Turkey issued an urgent appeal for tents this week. The country needs at least 25,000 more to cope with its earthquake disaster, say authorities. There were already too few insulated winter tents to go round after August's quake. Since a second severe quake struck this month, the position has become desperate. The official number of people in tents is 130,000, but the real figure is probably far higher.

You cannot go far in north-west Turkey without seeing the pathetic huddles of tents. With their houses damaged in the quakes and predictions of more tremors on the way, nobody is prepared to sleep indoors.

But night-time temperatures are sinking to minus 8C (19F) and snow is forecast. There is a desperate shortage of tents, and people are living in hopelessly inadequate shelters they built themselves: plastic sheeting stretched over makeshift wooden frames.

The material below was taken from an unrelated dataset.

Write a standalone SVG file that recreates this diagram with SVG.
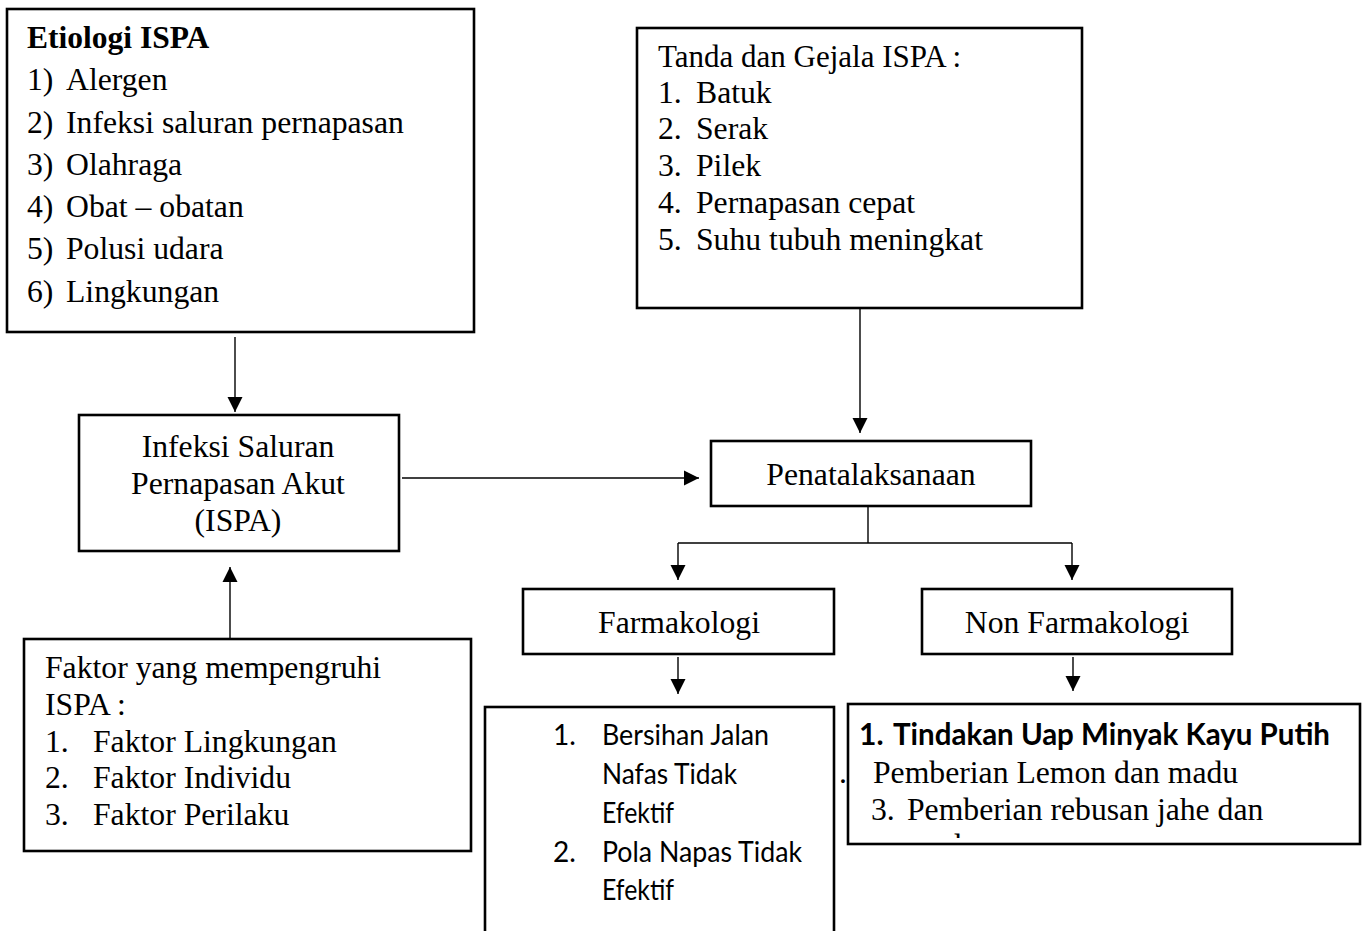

In Kosovo, nobody knows how many people are still in tents. One-third of the housing was destroyed or seriously damaged during Nato's war with Serbia. Relief agencies are distributing emergency kits with heavy plastic sheeting and wooden strips to make the ruined homes habitable, but 50,000 are beyond repair.

The United Nations High Commissioner for Refugees (UNHCR) mission set a target of providing a heated room for everybody in Kosovo.So far, that target has not been met.

"We are telling people they have to be prepared to spend a very, very difficult and cramped winter," said a UNHCR spokes-man. United Nations agencies are seeking $16m (pounds 10m) for the next three months of the relief effort in Kosovo.